The Productivity Commission identified enhancing this capability as a priority in its review of the National Agreement on Closing the Gap and it is a central tenant of the third and fourth pillars of the National Agreement on Closing the Gap: Transforming Government Organisations and Shared Access to Data and Information at a Regional level.
Data-related capability, built in a culturally informed and appropriate way, is also a key determinant for the success of the Framework for Governance of Indigenous Data. The core of the project will involve developing a series of workshops and learning materials available to APS data and policy officers. The project will primarily use case studies, data, and materials from the veterans’ care, aged care, disability care, and early childhood education and care sectors, which face challenges that can impact access to essential services, especially in remote and First Nations communities. Although the materials and workshops will primarily focus on the care and support sectors, the principles and methods they explore will be relevant to the work of policy and data officers across the entire APS.
By building our capability to engage with First Nations data and evidence, this project supports the priority areas of the APS Reform Agenda: to build an APS that ‘puts people and business at the centre of policy and services and has the capability to do its job well.’
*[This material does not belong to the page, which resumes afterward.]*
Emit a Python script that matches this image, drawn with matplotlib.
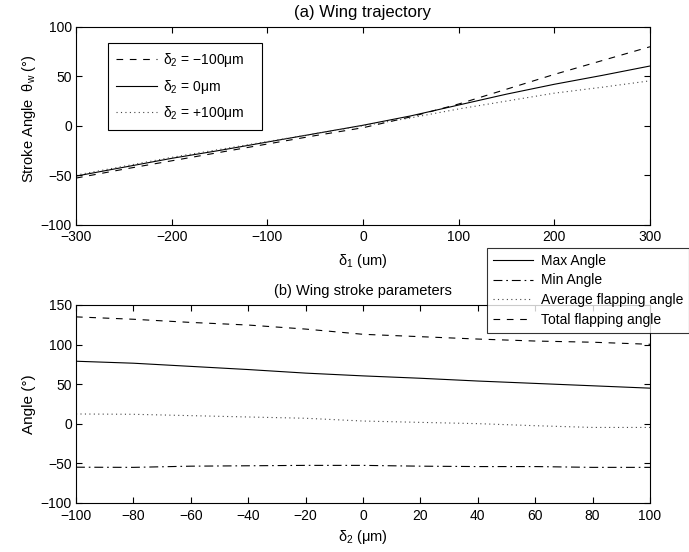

To that end, the project uses co-design as a foundation for its success. We have engaged a majority First-Nations owned consultancy, Indigenous Professional Services Management Consultants (IPS), to develop the learning materials using the codesign method with two consultative groups.
First, IPS will develop the draft learning materials on the basis of co-design sessions with the First Nations Data SES Working Group (the Working Group). The Working Group comprises Chief Data Officers and Assistant Secretaries from care and support agencies, the National Indigenous Australians Agency, the Department of Employment and Workplace Relations, Australian Bureau of Statistics, and the Australian Institute of Health and Welfare.
In these sessions, the Working Group will discuss literature reviews presented by IPS, and provide relevant case studies, data, and work currently underway across government. Working Group members will also bring along subject matter experts from their agencies to contribute to the co-design session.
To ensure the co-design process brings together lived experience and professional experience, an external First Nations Reference Group (the Reference Group) will contribute its expertise by reviewing and advising on the draft learning materials at three co-design sessions led by IPS. IPS will incorporate the outcomes of these co-design sessions in the final version of the learning materials. The Reference Group brings together five organisations representing a diverse array of First Nations perspectives in the care and support economy context and beyond. Our intent in having IPS, a majority First Nations-owned organisation, leading the Reference Group co-design sessions is to increase cultural safety in the co-design sessions.
By centring our efforts on co-design we endeavour to improve policy and programs affecting Aboriginal and Torres Strait Islander people. Our hope is that by building the capability to use data in ways that align with Aboriginal and Torres Strait Islander people’s world views, policies are more likely to result in positive outcomes, because this embeds concepts and logic that make most sense to those affected by the policies.
We look forward to inviting data and policy officers across the APS to the workshops, and to use the self-study learning materials via the APS Academy.